Building knowledge from address information for intelligent geocoding
Intelligent geocoding is the process of applying knowledge and information to geocoding. This paper describes a research project that is utilising intelligent processes and algorithms to link street addresses and other geographic descriptions to spatial location. User and application contexts requiring intelligent geocoding are wide-ranging and include emergency response, routing and navigation, demographic marketing, customer location identification and analysis, health services management, epidemiology, etc.
Geocoding is the process of identifying “geographic location” from textual data such as an address or feature name. Geocoding queries can be very complex to execute and depend very much on the address information (supplied by users or applications) available, the quality of the address request, the reliability of address reference information, the purpose of the user, the application context of the query, and the geographic context of the resulting spatial location.

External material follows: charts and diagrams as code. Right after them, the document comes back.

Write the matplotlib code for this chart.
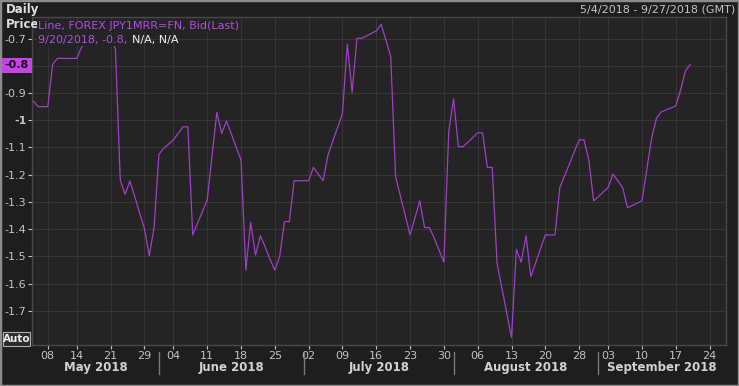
import matplotlib
matplotlib.use('Agg')
import matplotlib.pyplot as plt
from matplotlib.patches import Rectangle
from matplotlib.lines import Line2D
import numpy as np
import pandas as pd

# JPY1MRR=FN daily bid, 4 May - 20 Sep 2018 (chart skips UK bank holidays)
holidays = ['2018-05-07', '2018-05-28', '2018-08-27']
values = [
    -0.93, -0.95, -0.95, -0.95, -0.795, -0.773, -0.773, -0.773, -0.773, -0.773,
    -0.732, -0.70, -0.70, -0.70, -0.70, -0.70, -0.71, -0.736, -1.22, -1.272,
    -1.223, -1.28, -1.34, -1.397, -1.497, -1.395, -1.125, -1.103, -1.088, -1.072,
    -1.048, -1.024, -1.024, -1.421, -1.378, -1.336, -1.293, -1.13, -0.971, -1.048,
    -1.003, -1.05, -1.10, -1.146, -1.55, -1.375, -1.495, -1.424, -1.465, -1.51,
    -1.55, -1.50, -1.372, -1.372, -1.222, -1.222, -1.222, -1.222, -1.173, -1.198,
    -1.222, -1.128, -1.077, -1.026, -0.975, -0.721, -0.897, -0.699, -0.699, -0.69,
    -0.681, -0.672, -0.648, -0.706, -0.767, -1.207, -1.278, -1.35, -1.421, -1.358,
    -1.296, -1.394, -1.394, -1.433, -1.477, -1.521, -1.042, -0.922, -1.097, -1.097,
    -1.08, -1.063, -1.046, -1.046, -1.173, -1.173, -1.525, -1.616, -1.707, -1.798,
    -1.474, -1.521, -1.424, -1.574, -1.523, -1.472, -1.421, -1.421, -1.421, -1.247,
    -1.203, -1.159, -1.115, -1.072, -1.072, -1.146, -1.296, -1.28, -1.263, -1.247,
    -1.198, -1.222, -1.247, -1.321, -1.313, -1.304, -1.296, -1.181, -1.066, -0.993,
    -0.969, -0.962, -0.955, -0.947, -0.889, -0.819, -0.795,
]
y_ticks = [-0.7, -0.8, -0.9, -1.0, -1.1, -1.2, -1.3, -1.4, -1.5, -1.6, -1.7]
last_label = '-0.8'

axis_dates = pd.date_range('2018-05-04', '2018-09-27')
axis_dates = axis_dates[~axis_dates.isin(pd.to_datetime(holidays))]

W, H = 739, 386
BG = '#1e1e1e'
PLOT_BG = '#242424'
GRID = '#363636'
LINE = '#a23ec8'
TXT = '#c4c4c4'


def fx(px):
    return px / W


def fy(py):
    return 1 - py / H


fig = plt.figure(figsize=(W / 100, H / 100), dpi=100, facecolor=BG)
ax = fig.add_axes([fx(32), 41 / H, 694 / W, 328 / H], facecolor=PLOT_BG)

x = np.arange(len(values))
ax.plot(x, values, color=LINE, lw=0.9, zorder=3)

ax.set_xlim(-0.27, 143.4)
ax.set_ylim(-1.825, -0.621)

# week ticks: first trading day of each week
weeks = axis_dates.isocalendar().week.values
tick_idx = [i for i in range(1, len(axis_dates)) if weeks[i] != weeks[i - 1]]
ax.set_xticks(tick_idx)
ax.set_xticklabels([axis_dates[i].strftime('%d') for i in tick_idx])
ax.set_yticks(y_ticks)
ylabels = ['' if f'{v:g}' == last_label else f'{v:g}' for v in y_ticks]
ax.set_yticklabels(ylabels)
for t in ax.get_yticklabels():
    if t.get_text() == '-1':
        t.set_fontweight('bold')
        t.set_color('#e6e6e6')

ax.tick_params(axis='x', length=3, pad=1.5, labelsize=8, colors=TXT)
ax.tick_params(axis='y', length=3, pad=1, labelsize=8, colors=TXT)
ax.grid(True, color=GRID, lw=0.8)
ax.set_axisbelow(True)
for s in ax.spines.values():
    s.set_color('#484848')
    s.set_linewidth(1)

# month bands under the week ticks
months = axis_dates.month.values
bounds = [i for i in range(1, len(axis_dates)) if months[i] != months[i - 1]]
edges = [ax.get_xlim()[0]] + bounds + [ax.get_xlim()[1]]
trans = ax.get_xaxis_transform()
for i in range(len(edges) - 1):
    name = axis_dates[int(np.ceil(edges[i]))].strftime('%B %Y')
    ax.text((edges[i] + edges[i + 1]) / 2, -0.068, name, transform=trans,
            ha='center', va='center', fontsize=8.5, fontweight='bold', color='#d2d2d2')
for b in bounds:
    ax.add_line(Line2D([b, b], [-0.02, -0.088], transform=trans, color='#7a7a7a',
                       lw=1, clip_on=False))

# legend text inside plot
t1 = fig.text(fx(38), fy(26), 'Line, FOREX JPY1MRR=FN, Bid(Last)', fontsize=8,
              color='#b24ee0', va='center', ha='left',
              bbox=dict(facecolor=PLOT_BG, edgecolor='none', pad=1), zorder=5)
t2 = fig.text(fx(38), fy(40), '9/20/2018, -0.8, ', fontsize=8, color='#b24ee0',
              va='center', ha='left',
              bbox=dict(facecolor=PLOT_BG, edgecolor='none', pad=1), zorder=5)
fig.canvas.draw()
fig.text(0, 0, 'N/A, N/A', fontsize=8, color='#f0f0f0', va='center', ha='left',
         transform=matplotlib.transforms.offset_copy(
             fig.transFigure, fig=fig, x=t2.get_window_extent().x1 + 1,
             y=fy(40) * H, units='dots'),
         zorder=6)

# header and side labels
fig.text(fx(6), fy(10), 'Daily', fontsize=8.5, fontweight='bold', color='#e0e0e0', va='center')
fig.text(fx(6), fy(24), 'Price', fontsize=8.5, fontweight='bold', color='#e0e0e0', va='center')
fig.text(fx(735), fy(10), '5/4/2018 - 9/27/2018 (GMT)', fontsize=8, color=TXT,
         va='center', ha='right')

# last value marker on the price axis
fig.patches.append(Rectangle((fx(2), fy(73)), 30 / W, 15 / H, transform=fig.transFigure,
                             facecolor='#c444ea', edgecolor='none', zorder=4))
fig.text(fx(29), fy(65.5), last_label, fontsize=8, fontweight='bold', color='#151515',
         va='center', ha='right', zorder=5)

# Auto button
fig.patches.append(Rectangle((fx(3), fy(346)), 27 / W, 14 / H, transform=fig.transFigure,
                             facecolor='#2a2a2a', edgecolor='#b0b0b0', lw=0.8, zorder=4))
fig.text(fx(16.5), fy(339), 'Auto', fontsize=7.5, fontweight='bold', color='#f0f0f0',
         va='center', ha='center', zorder=5)

# outer frame
fig.patches.append(Rectangle((0, 0), 1, 1, transform=fig.transFigure, fill=False,
                             edgecolor='#8c8c8c', lw=2.5))

fig.savefig('out.png', dpi=100, facecolor=BG)
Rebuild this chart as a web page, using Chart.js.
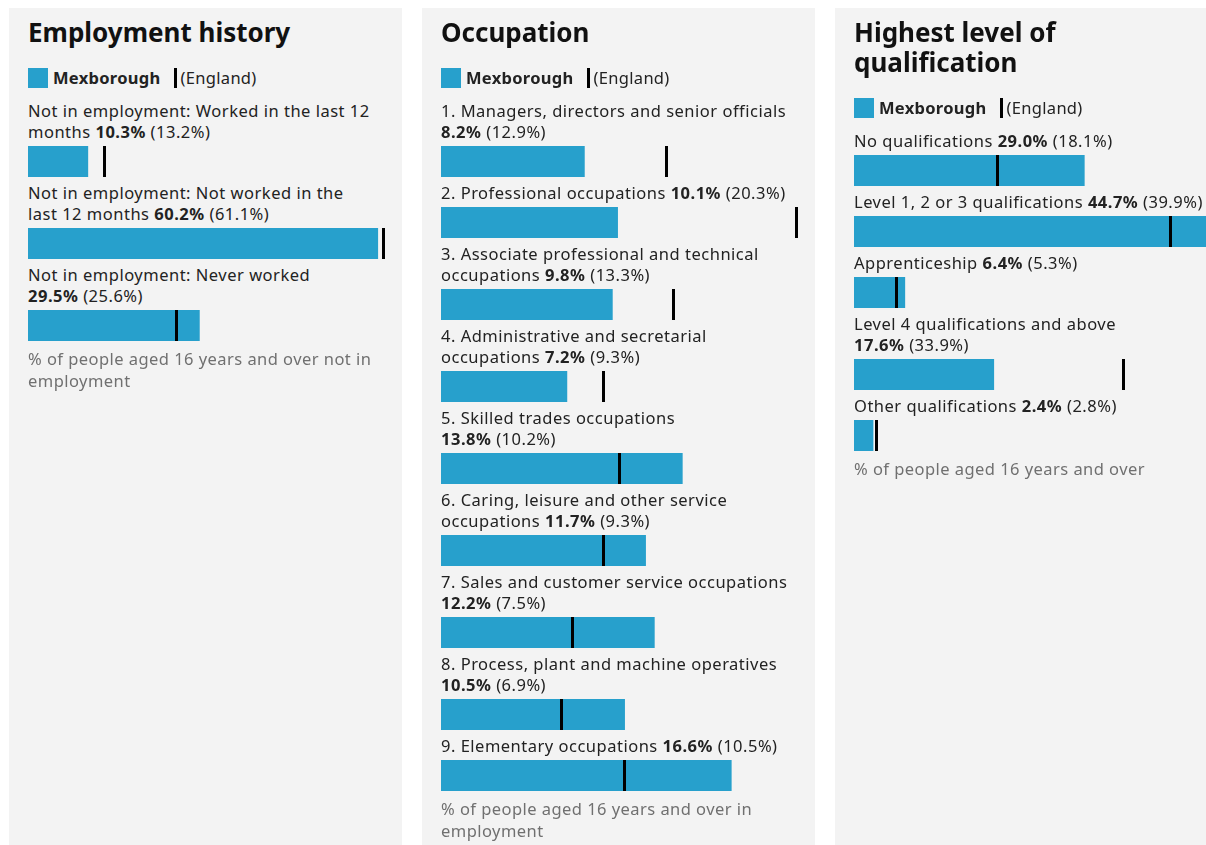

For most of the common and standard addresses used, this process of geocoding can be relatively simple, but where address information is missing, incomplete, ambiguous, incorrect, uses aliases, etc. the process may become extremely difficult. The address information that exists across several data sources (ie. national address reference files, state-based land parcel data, user’s head, etc.) needs to be integrated into a knowledge base and associated with other information related to address locations, to derive meaningful information and knowledge and resolve spatial locations.
This research focuses on a solution for intelligent geocoding that utilises an agent-based system supported by a knowledge base. Multiple agents collaborate in the geocoding process and access knowledge from the knowledge base, together with information from external sources, to resolve the spatial location of an address. This paper details the methodology used and describes how the knowledge base is used to support the decision-making tasks of the agents.